Keep platform-specific code behind cfg gates. Your cross-platform promise depends on it.
Where things go wrong
File permission code fails in predictable ways. The compiler will not stop you from calling set_mode(0o777). It will not warn you that Windows does not understand octal modes. The failures happen at runtime when the kernel rejects your request.
The most common error is std::io::ErrorKind::PermissionDenied. This happens when your process lacks the credentials to modify the file. If you run a program as a standard user and try to change permissions on a root-owned file, the kernel returns EPERM or EACCES. Rust translates that into a PermissionDenied error. If you ignore the Result and call unwrap(), your program panics. If you use ?, the error bubbles up and your function returns early. Both are valid strategies, but swallowing the error hides the failure until it crashes in production.
Another trap is assuming fs::set_permissions works on directories the same way it works on files. On Unix, directory permissions control whether you can list contents, create new files, or delete existing ones. The x bit on a directory means you can traverse it, not execute it. Setting 0o755 on a directory gives the owner full control and allows others to read and traverse it. Setting 0o644 on a directory blocks traversal entirely. Users will complain they cannot access files inside a folder that appears readable. The bit semantics differ between files and directories, and the standard library does not distinguish them. You have to track that distinction yourself.
The compiler will reject you with E0277 (trait bound not satisfied) if you try to call set_mode without importing PermissionsExt.
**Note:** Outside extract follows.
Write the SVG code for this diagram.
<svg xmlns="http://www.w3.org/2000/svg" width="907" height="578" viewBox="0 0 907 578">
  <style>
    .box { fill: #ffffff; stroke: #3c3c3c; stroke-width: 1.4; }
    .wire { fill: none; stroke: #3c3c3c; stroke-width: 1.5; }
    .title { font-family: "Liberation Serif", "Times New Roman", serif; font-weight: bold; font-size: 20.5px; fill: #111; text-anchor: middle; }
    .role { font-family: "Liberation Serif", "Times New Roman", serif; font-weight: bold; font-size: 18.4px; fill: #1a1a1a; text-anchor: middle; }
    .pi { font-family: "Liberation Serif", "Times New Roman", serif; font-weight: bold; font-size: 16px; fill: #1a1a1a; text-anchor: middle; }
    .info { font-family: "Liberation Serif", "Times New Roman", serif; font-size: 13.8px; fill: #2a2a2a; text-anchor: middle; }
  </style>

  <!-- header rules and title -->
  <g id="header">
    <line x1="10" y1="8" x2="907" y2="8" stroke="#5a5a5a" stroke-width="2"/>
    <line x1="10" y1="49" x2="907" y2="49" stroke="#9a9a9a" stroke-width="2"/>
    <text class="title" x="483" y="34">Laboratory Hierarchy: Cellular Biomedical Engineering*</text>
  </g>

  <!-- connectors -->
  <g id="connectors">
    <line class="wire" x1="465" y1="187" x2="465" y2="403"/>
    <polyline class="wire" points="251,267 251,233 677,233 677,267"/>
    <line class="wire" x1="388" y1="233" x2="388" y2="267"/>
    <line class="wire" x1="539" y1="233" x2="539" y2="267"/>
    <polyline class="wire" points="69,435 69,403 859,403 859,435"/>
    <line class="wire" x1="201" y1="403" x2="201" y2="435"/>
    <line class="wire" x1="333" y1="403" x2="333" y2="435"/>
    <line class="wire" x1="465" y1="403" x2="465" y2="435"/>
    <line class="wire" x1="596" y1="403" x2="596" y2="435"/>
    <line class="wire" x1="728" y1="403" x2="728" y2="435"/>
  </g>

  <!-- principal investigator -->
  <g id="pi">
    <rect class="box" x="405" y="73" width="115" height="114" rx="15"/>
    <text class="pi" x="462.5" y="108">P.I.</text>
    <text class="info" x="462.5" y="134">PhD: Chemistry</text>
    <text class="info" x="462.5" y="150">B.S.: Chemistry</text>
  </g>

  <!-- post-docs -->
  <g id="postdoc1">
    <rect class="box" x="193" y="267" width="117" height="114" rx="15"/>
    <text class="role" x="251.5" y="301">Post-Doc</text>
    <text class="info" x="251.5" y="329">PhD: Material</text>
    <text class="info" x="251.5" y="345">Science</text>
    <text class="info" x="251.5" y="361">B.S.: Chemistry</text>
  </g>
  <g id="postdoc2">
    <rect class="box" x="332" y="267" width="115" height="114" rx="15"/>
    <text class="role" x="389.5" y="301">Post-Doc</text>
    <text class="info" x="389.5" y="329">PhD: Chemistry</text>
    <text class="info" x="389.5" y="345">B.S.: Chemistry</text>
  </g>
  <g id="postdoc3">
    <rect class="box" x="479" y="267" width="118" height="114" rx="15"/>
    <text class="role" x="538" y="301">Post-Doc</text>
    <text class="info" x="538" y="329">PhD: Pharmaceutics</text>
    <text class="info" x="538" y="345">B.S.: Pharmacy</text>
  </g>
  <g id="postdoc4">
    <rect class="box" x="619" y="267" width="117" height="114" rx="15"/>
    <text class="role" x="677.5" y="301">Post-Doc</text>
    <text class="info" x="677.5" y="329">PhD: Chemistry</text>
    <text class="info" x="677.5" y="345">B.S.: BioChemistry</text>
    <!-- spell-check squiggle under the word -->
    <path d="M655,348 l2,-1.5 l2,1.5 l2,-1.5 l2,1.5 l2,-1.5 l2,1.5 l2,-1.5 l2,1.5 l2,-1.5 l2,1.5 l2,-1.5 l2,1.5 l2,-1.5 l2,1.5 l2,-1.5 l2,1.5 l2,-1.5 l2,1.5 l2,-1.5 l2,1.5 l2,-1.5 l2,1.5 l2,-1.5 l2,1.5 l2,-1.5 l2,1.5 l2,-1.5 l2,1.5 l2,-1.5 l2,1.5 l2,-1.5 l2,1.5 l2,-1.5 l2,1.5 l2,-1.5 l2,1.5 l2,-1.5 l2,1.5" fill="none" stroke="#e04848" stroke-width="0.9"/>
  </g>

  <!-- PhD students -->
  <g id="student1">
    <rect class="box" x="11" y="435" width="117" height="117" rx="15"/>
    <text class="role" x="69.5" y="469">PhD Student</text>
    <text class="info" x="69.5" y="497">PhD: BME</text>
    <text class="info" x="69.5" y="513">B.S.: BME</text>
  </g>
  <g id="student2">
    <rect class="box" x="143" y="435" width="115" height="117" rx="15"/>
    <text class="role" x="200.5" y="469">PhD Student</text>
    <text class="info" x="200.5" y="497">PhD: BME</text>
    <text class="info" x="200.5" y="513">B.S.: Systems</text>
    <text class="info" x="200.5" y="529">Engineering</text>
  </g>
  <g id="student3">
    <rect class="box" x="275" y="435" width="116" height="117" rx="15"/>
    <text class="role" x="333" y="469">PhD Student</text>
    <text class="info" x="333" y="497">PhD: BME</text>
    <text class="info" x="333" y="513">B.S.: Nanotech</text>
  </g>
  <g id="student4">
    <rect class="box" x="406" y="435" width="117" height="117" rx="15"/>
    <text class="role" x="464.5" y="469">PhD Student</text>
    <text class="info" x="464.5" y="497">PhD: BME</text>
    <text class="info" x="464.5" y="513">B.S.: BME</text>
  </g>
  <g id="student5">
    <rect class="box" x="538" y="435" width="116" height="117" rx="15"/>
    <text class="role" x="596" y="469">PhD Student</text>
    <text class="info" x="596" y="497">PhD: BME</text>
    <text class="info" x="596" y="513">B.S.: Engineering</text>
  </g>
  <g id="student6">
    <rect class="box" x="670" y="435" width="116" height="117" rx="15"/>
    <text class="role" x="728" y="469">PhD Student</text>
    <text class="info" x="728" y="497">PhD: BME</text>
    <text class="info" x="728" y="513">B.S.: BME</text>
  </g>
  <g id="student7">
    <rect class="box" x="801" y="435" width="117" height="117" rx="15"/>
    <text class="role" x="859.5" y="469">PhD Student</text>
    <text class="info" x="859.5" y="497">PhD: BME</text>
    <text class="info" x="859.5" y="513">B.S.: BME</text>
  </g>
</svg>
The trait is not in scope by default. You must bring it into scope with a use statement, or the compiler treats perms as a base Permissions object that only knows about readonly(). This is intentional. The language forces you to acknowledge that you are stepping outside the cross-platform safety net.
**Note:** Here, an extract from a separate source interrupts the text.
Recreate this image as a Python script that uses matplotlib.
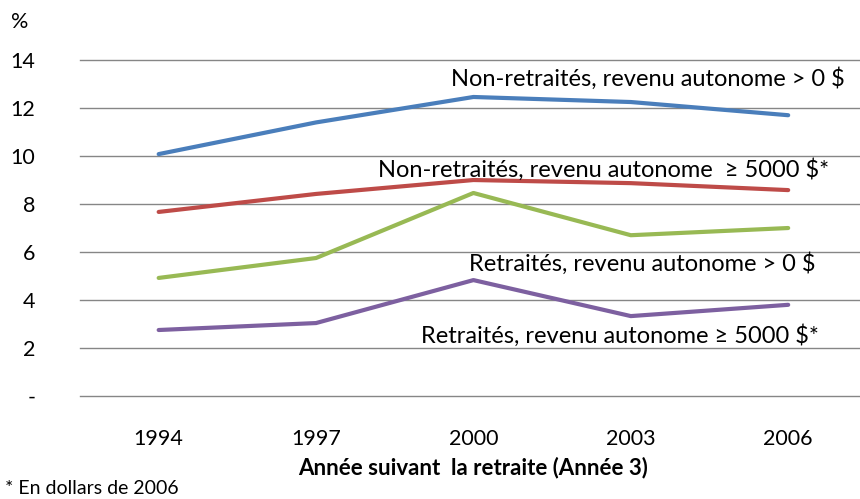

Never assume a permission change succeeded. Check the Result or let your program fail fast.
Picking the right tool
File permission handling splits into clear paths based on your target platforms and your precision requirements. The standard library gives you the building blocks. You just need to match the block to the job.
Use metadata.permissions().readonly() when you only need to know if a file accepts writes across any operating system. Use std::os::unix::fs::PermissionsExt when you need precise Unix mode bits like 0o644 or 0o755. Use std::os::windows::fs::PermissionsExt when you need to toggle the Windows read-only attribute or work with file attributes like FILE_ATTRIBUTE_HIDDEN. Reach for a crate like uutils or walkdir when you need to recursively apply permissions across a directory tree. Reach for std::fs::set_permissions when you have already constructed a Permissions object and need to push it to the disk. Reach for fs::metadata when you need to inspect a file before deciding whether to modify it.
The standard library does not hide the OS from you. It hands you the exact tools you need and forces you to acknowledge when you are leaving the shared path. Treat the platform-specific imports as a contract. If you import PermissionsExt, you are promising to handle the differences yourself.